Teresa Elena Ortega, SHEG’s Assistant Director of Curriculum and Operations and a member of the original research team led by Professor Sam Wineburg, deposited the report in the Stanford Digital Repository (SDR) in January 2017, mere days before Trump’s inauguration. The research, funded by the Robert R. McCormick Foundation, shows that students struggle to discern the veracity of information that flows across their device screens, despite the efforts of educators to teach digital literacy.
The report and subsequent publications by the SHEG team are part of the GSE Open Archive, an open access collection for working papers, published articles, and other materials produced by the faculty, staff, and students at Stanford University Graduate School of Education. The Open Archive is one of hundreds of collections of publications, datasets and library and archive materials hosted and preserved in the SDR.
According to the SDR analytics, Evaluating Information is far and away the deposit with the most number of pageviews and users: over 119,000 pageviews since it was first available from the SDR and over 11,600 users since July 1, 2018.
Several big spikes of traffic occur from the point when the research was first published in an academic journal (one year after the report was available in the Open Archive) up to the online course, Civic Online Reasoning, launched just last month on MIT’s open course platform, edX, with hundreds of registered students.
It is not surprising that the SHEG research report would garner such attention in (and by) the media in the time that followed its release, when Americans found themselves swimming in a sea of uncertain information spiked with proclaimed “alternative facts” and alleged “fake news”.
Ortega reflected back on the initial research report publication: “The timing was a fairly remarkable win. We had a mini maelstrom of journalistic interest. We were getting lots of reporters reaching out to us, lots of news outlets reported on the findings originally. The other thing that accounts for the popularity is even more news outlets of different kinds who were then reporting on the reporting. For example Glamour magazine recycled what the Wall Street Journal originally had published about the study and linked to the report in the SDR. So, yeah, it had a substantial reach for sure.”

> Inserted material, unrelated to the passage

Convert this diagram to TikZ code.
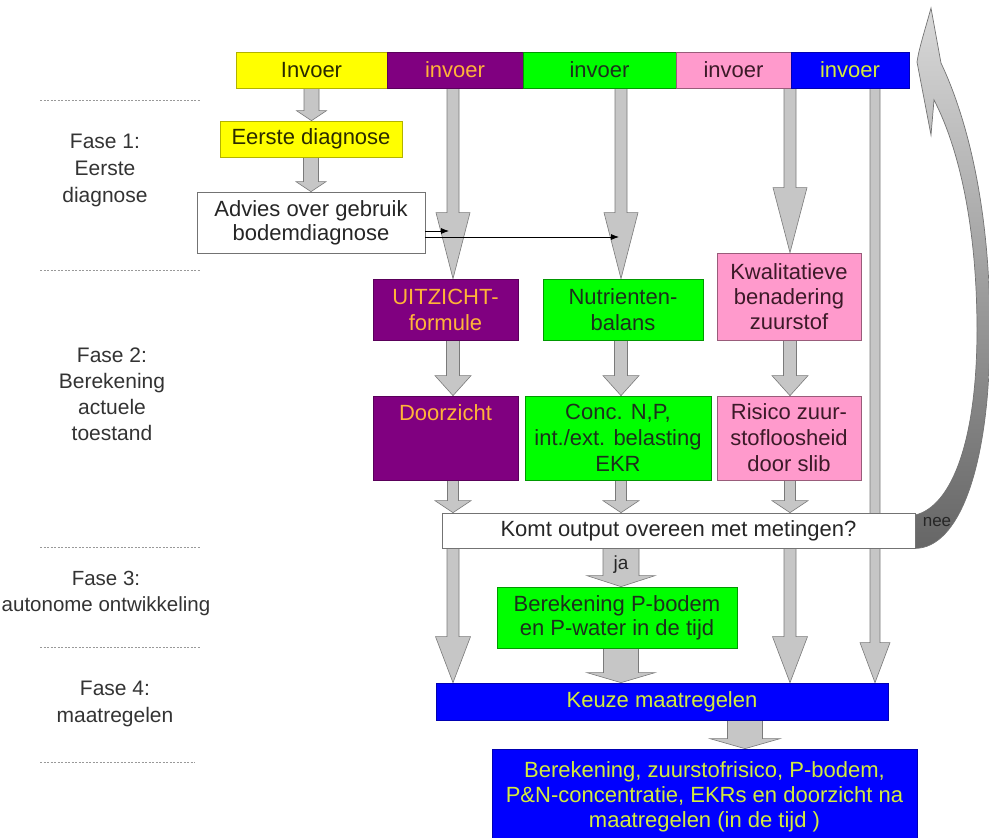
\documentclass[tikz,border=0pt]{standalone}
\usepackage{fontspec}
\setmainfont{Liberation Sans}
\usetikzlibrary{calc,backgrounds,arrows.meta}

\definecolor{cYel}{HTML}{FFFF00}
\definecolor{cPur}{HTML}{800080}
\definecolor{cGrn}{HTML}{00FF00}
\definecolor{cPnk}{HTML}{FF9ACC}
\definecolor{cBlu}{HTML}{0000FF}
\definecolor{tYel}{HTML}{2A2A00}
\definecolor{tPur}{HTML}{FFB438}
\definecolor{tGrn}{HTML}{1C301C}
\definecolor{tPnk}{HTML}{3C1A28}
\definecolor{tBlu}{HTML}{D4EC3C}
\definecolor{tPhase}{HTML}{333333}
\definecolor{arrFill}{HTML}{C6C6C6}
\definecolor{arrLine}{HTML}{7A7A7A}

% vertical block arrow: [options]{from}{to}{shaft half width}{head half width}{head length}
\newcommand\barrow[6][]{%
  \path[blockarr,#1] let \p1=#2, \p2=#3 in
    (\x1-#4,\y1) -- (\x1-#4,\y2+#6) -- (\x1-#5,\y2+#6) -- (\x1,\y2)
    -- (\x1+#5,\y2+#6) -- (\x1+#4,\y2+#6) -- (\x1+#4,\y1) -- cycle;}

\begin{document}
\begin{tikzpicture}[x=1pt,y=-1pt,
  box/.style={line width=0.7pt, inner sep=0pt, align=center,
    font=\fontsize{22}{26}\selectfont},
  yelbox/.style={box, fill=cYel, draw=cYel!70!black, text=tYel},
  purbox/.style={box, fill=cPur, draw=cPur!70!black, text=tPur},
  grnbox/.style={box, fill=cGrn, draw=cGrn!60!black, text=tGrn},
  pnkbox/.style={box, fill=cPnk, draw=cPnk!60!black, text=tPnk},
  blubox/.style={box, fill=cBlu, draw=cBlu!70!black, text=tBlu},
  whtbox/.style={box, fill=white, draw=black!55, text=black!85},
  phase/.style={align=center, text=tPhase, font=\fontsize{21}{27}\selectfont},
  phaseline/.style={draw=black!40, line width=0.7pt, dash pattern=on 2pt off 1.5pt},
  blockarr/.style={fill=arrFill, draw=arrLine, line width=0.6pt},
  thinarr/.style={draw=black, line width=0.8pt, -{Latex[length=8pt,width=6pt]}}
]
\useasboundingbox (0,0) rectangle (989,838);

% column positions of the long vertical arrows
\coordinate (cP) at (453,0);
\coordinate (cG) at (621,0);
\coordinate (cK) at (790,0);
\coordinate (cB) at (875,0);
\coordinate (cF) at (745,0);

% input bar
\node[yelbox, minimum width=151pt, minimum height=36pt] (invY) at (311.5,70) {Invoer};
\node[purbox, minimum width=136pt, minimum height=36pt] (invP) at (455,70) {invoer};
\node[grnbox, minimum width=153pt, minimum height=36pt] (invG) at (599.5,70) {invoer};
\node[pnkbox, minimum width=115pt, minimum height=36pt] (invK) at (733.5,70) {invoer};
\node[blubox, minimum width=118pt, minimum height=36pt] (invB) at (850,70) {invoer};

% phase 1
\node[yelbox, minimum width=182pt, minimum height=36pt] (eerste) at (311,139) {Eerste diagnose};
\node[whtbox, minimum width=228pt, minimum height=61pt, font=\fontsize{22}{24}\selectfont] (advies) at (311,222.5)
  {Advies over gebruik\\bodemdiagnose};

% phase 2
\node[purbox, minimum width=145pt, minimum height=61pt] (uitz) at (445.5,309.5) {UITZICHT-\\formule};
\node[grnbox, minimum width=160pt, minimum height=61pt] (nutr) at (623,309.5) {Nutrienten-\\balans};
\node[pnkbox, minimum width=144pt, minimum height=87pt, font=\fontsize{22}{25}\selectfont] (kwal) at (789,296.5)
  {Kwalitatieve\\benadering\\zuurstof};
\node[purbox, minimum width=145pt, text height=24pt, text depth=60pt] (door) at (445.5,438) {Doorzicht};
\node[grnbox, minimum width=186pt, minimum height=84pt] (conc) at (618,438)
  {Conc. N,P,\\int./ext. belasting\\EKR};
\node[pnkbox, minimum width=144pt, minimum height=84pt] (risico) at (789,438)
  {Risico zuur-\\stofloosheid\\door slib};

% check, phase 3 and 4
\node[whtbox, minimum width=473pt, minimum height=35pt] (komt) at (678.5,530.5) {Komt output overeen met metingen?};
\node[grnbox, minimum width=240pt, minimum height=61pt, font=\fontsize{22}{24}\selectfont] (berek) at (617,617.5)
  {Berekening P-bodem\\en P-water in de tijd};
\node[blubox, minimum width=452pt, minimum height=37pt] (keuze) at (662,701.5) {Keuze maatregelen};
\node[blubox, minimum width=425pt, minimum height=96pt, font=\fontsize{22}{25}\selectfont] (final) at (704.5,797)
  {Berekening, zuurstofrisico, P-bodem,\\P\&N-concentratie, EKRs en doorzicht na\\maatregelen (in de tijd )};

% phase labels and separators
\node[phase] (f1) at (105,170) {Fase 1:\\Eerste\\diagnose};
\node[phase, font=\fontsize{21}{26}\selectfont] (f2) at (112,394) {Fase 2:\\Berekening\\actuele\\toestand};
\node[phase, font=\fontsize{20.5}{26}\selectfont] (f3) at (106,593) {Fase 3:\\autonome ontwikkeling};
\node[phase] (f4) at (115,704) {Fase 4:\\maatregelen};
\draw[phaseline] (40,100) -- (200,100);
\draw[phaseline] (40,270) -- (200,270);
\draw[phaseline] (40,547) -- (200,547);
\draw[phaseline] (40,647) -- (200,647);
\draw[phaseline] (40,762) -- (195,762);

% gray block arrows, behind the boxes
\begin{scope}[on background layer]
  \barrow{(invY.south)}{(eerste.north)}{7.5pt}{15pt}{10pt}
  \barrow{(eerste.south)}{(advies.north)}{7.5pt}{15pt}{10pt}
  \barrow{(invP.south -| cP)}{(uitz.north -| cP)}{6pt}{17pt}{66pt}
  \barrow{(invG.south -| cG)}{(nutr.north -| cG)}{6pt}{17pt}{66pt}
  \barrow{(invK.south -| cK)}{(kwal.north -| cK)}{6pt}{17pt}{65pt}
  \barrow{(invB.south -| cB)}{(keuze.north -| cB)}{5pt}{15pt}{40pt}
  \barrow{(uitz.south -| cP)}{(door.north -| cP)}{6.5pt}{18pt}{20pt}
  \barrow{(nutr.south -| cG)}{(conc.north -| cG)}{6.5pt}{18pt}{20pt}
  \barrow{(kwal.south -| cK)}{(risico.north -| cK)}{6.5pt}{18pt}{20pt}
  \barrow{(door.south -| cP)}{(komt.north -| cP)}{5.5pt}{18pt}{12pt}
  \barrow{(conc.south -| cG)}{(komt.north -| cG)}{5.5pt}{18pt}{12pt}
  \barrow{(risico.south -| cK)}{(komt.north -| cK)}{5.5pt}{18pt}{12pt}
  \barrow{(komt.south -| cP)}{(keuze.north -| cP)}{6pt}{17.5pt}{46pt}
  \barrow{(komt.south -| cK)}{(keuze.north -| cK)}{6pt}{17.5pt}{46pt}
  \barrow{(komt.south -| cG)}{(berek.north -| cG)}{18pt}{34pt}{11pt}
  \barrow{(berek.south -| cG)}{(keuze.north -| cG)}{17.5pt}{34pt}{10pt}
  \barrow{(keuze.south -| cF)}{(final.north -| cF)}{17.5pt}{35pt}{10pt}

  % feedback arrow from the check back to the inputs
  \shadedraw[top color=black!15, bottom color=black!60, draw=black!55, line width=0.7pt]
    (komt.south east)
    .. controls (958,548) and (990,470) .. (990,330)
    .. controls (990,210) and (968,120) .. (941,63)
    -- (931,8)
    .. controls (925,30) and (919,48) .. (917,62)
    -- (931,135) -- (934,100)
    .. controls (960,150) and (977,230) .. (977,330)
    .. controls (977,440) and (952,506) .. (komt.east |- 0,515) -- cycle;
\end{scope}

\node[font=\fontsize{19}{20}\selectfont, text=black!85] (ja) at (621,565) {ja};
\node[font=\fontsize{17}{18}\selectfont, text=black!85] (nee) at (937,522) {nee};

% advice feeds into the two calculation columns
\coordinate (tP) at (449,231);
\coordinate (tG) at (619,237);
\draw[thinarr] (advies.east |- tP) -- (tP);
\draw[thinarr] (advies.east |- tG) -- (tG);
\end{tikzpicture}
\end{document}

Ortega also points out the value and impact of the research report’s availability to the public well ahead of formal academic publication: “The importance of having access to timely research through something like the GSE Open Archive is real. It just takes time to go through the process of preparing something for submission to an academic journal, getting the reviewers to review … it’s multiple phases of this. And this topic was something of interest to the general public, we believe, and to educators who don’t have access to journal databases like JSTOR, etc. The fact that we were able to disseminate the report widely in a time that there was this public concern — to be able to strike while the iron was hot — was because we could put it in the GSE Open Archive hosted by the SDR.”